Aqui fica entretanto o depoimento do António Batista. Recorde-se que ele só libertado em 14 de Setembro de 1974. Fazia parte de um grupo de 7 prisioneiros em poder do PAIGC, no Boé, que foram trocados, no aquartelamento de Aldeia Formosa, por 35 prisioneiros em poder das NT. Pelo lado das novas autoridades da Guiné-Bissau, assistiram à cerimónia Manuel dos Santos (Sub-Secretário Informação e Turismo), Carmen Pereira (membro do Conselho de Estado) e Iafai Camará (Cmdt Aquartelamento de Aldeia Formosa). (...)
A prova que a retirada de Madina de Boé foi responsável pelo crescimento a actividade operacional do PAIGC na zona de Galomaro bem com o que se passou no Quirafo
Ficamos de frente e terreno livre para eles evoluírem à vontade
Obrigado, Zé Manel pela tua homenagem e pela tua proposta, que deve merecer, da nossa parte, dos membros da Tabanca Grande e dos editores e colaboradores permanentes do blogue, toda a atenção. Por mim, o José António pode sentar-se no lugar nº 713, à sombra do nosso mágico e fraterno poilão. De resto, já houve mais casos de entrada, a título póstumo.
Como estes podem, por outro lado, de ter visibilidade na Net. Penso que ainda não está tudo dito...
A versão que ouvi do António Batista também apontava para a "rebeldia" do Zé António: era dos poucos que apanhava porrada dos carcereiros pelo seu comportamento...E, ao que me lembro, terá tentado aliciar o Batista para fugir com ele... De resto, eram do mesmo batalhão. O vídeo que fiz na Ortigosa, em 2008, se não erro, com o Batista, tem que ser ouvido com atenção... No vídeo vê-se o Paulo Sabntiago e o Jorge Cabral que assistem à conversa. No final aparece o Álvaro Basto que leva o Batista, de regresso a casa na Maia. Foi o primeiro e único encontro da Tabanca Grande em que ele participou...
Importa agora valorizar a sua "odisseia", e aí também há versões diferentes: (i) como é que o Zé António se deslocava (de noite, no rio; de dia, descansando, na mata) ?; (ii) o que foi comendo ? (iii) tinha alguma arma para se defender, um punhal, uma catana, uma simples navalha (improvável) ?; (iv) quem o ajudou e onde para chegar até ao Saltinho ?; (v) em que sítio do Boé é que estava cativo, mais a sul ou mais a ,leste de Madina do Boé ?; enfim, qual a distância que ele terá percorrido, em nove noite e nove dias até ao Saltinho ?...

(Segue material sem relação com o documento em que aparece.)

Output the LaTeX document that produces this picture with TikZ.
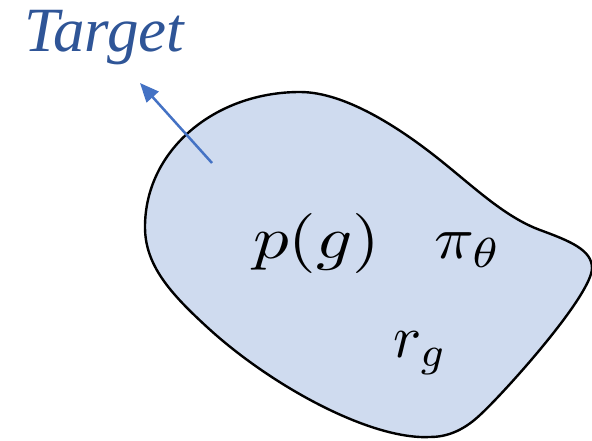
\documentclass[tikz,border=0pt]{standalone}
\usepackage{fontspec}
\setmainfont{Liberation Serif}
\usetikzlibrary{arrows.meta}
\definecolor{blobfill}{HTML}{CFDBEF}
\definecolor{tgtblue}{HTML}{2F5597}
\definecolor{arrblue}{HTML}{4472C4}
\begin{document}
\begin{tikzpicture}[x=1pt,y=-1pt,
  mathlbl/.style={inner sep=0pt, anchor=base west},
  blob/.style={line width=2.4pt, fill=blobfill, draw=black},
  pointer/.style={draw=arrblue, line width=2.5pt, -{Triangle[length=19pt,width=16pt]}}]
\useasboundingbox (0,0) rectangle (592,440);
\draw[blob] (145,227)
  .. controls (145,150) and (215,92) .. (300,92)
  .. controls (345,92) and (400,128) .. (440,160)
  .. controls (475,188) and (505,217) .. (540,230)
  .. controls (570,241) and (592,250) .. (592,268)
  .. controls (592,295) and (505,392) .. (480,415)
  .. controls (462,432) and (445,437) .. (430,437)
  .. controls (370,440) and (270,385) .. (207,327)
  .. controls (170,293) and (145,265) .. (145,227) -- cycle;
\node[anchor=base west, inner sep=0pt, text=tgtblue, font=\fontsize{63}{72}\selectfont\itshape] (target) at (24,51) {Target};
\node[mathlbl] (pg) at (253,258) {\scalebox{7.1}[6.0]{$p(g)$}};
\node[mathlbl] (pi) at (434,258) {\scalebox{6.6}[6.0]{$\pi_\theta$}};
\node[mathlbl] (rg) at (393,357) {\scalebox{5.9}[6.0]{$r_g$}};
\coordinate (tail) at (212,163);
\coordinate (tip) at (140,83);
\draw[pointer] (tail) -- (tip);
\end{tikzpicture}
\end{document}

Vou ver se o José Martins consegue aceder ao processo dele...o que me parece difícil, se não impossível...
José Martins
25 mar 2016 15:39
Totalmente de acordo. Até porque não é caso virgem.
Boa Páscoa.
Zé Martins
PS - Quanto à consulta do processo, parece-me que é missão quase inpossivel. Os processos só são "libertos" 50 anos após a verificação da morte. Vou ver o que consigo.
Juvenal Amado
Quem olhar para este mapa facilmente vê porquê que Galomaro começou a ser fustigado com ataques minas etc. É que para a frente não havia mais nada. A Norte tínhamos Cancolim a Sul Dulombi, o resto até Madina de Boé era sempre a direito e em frente.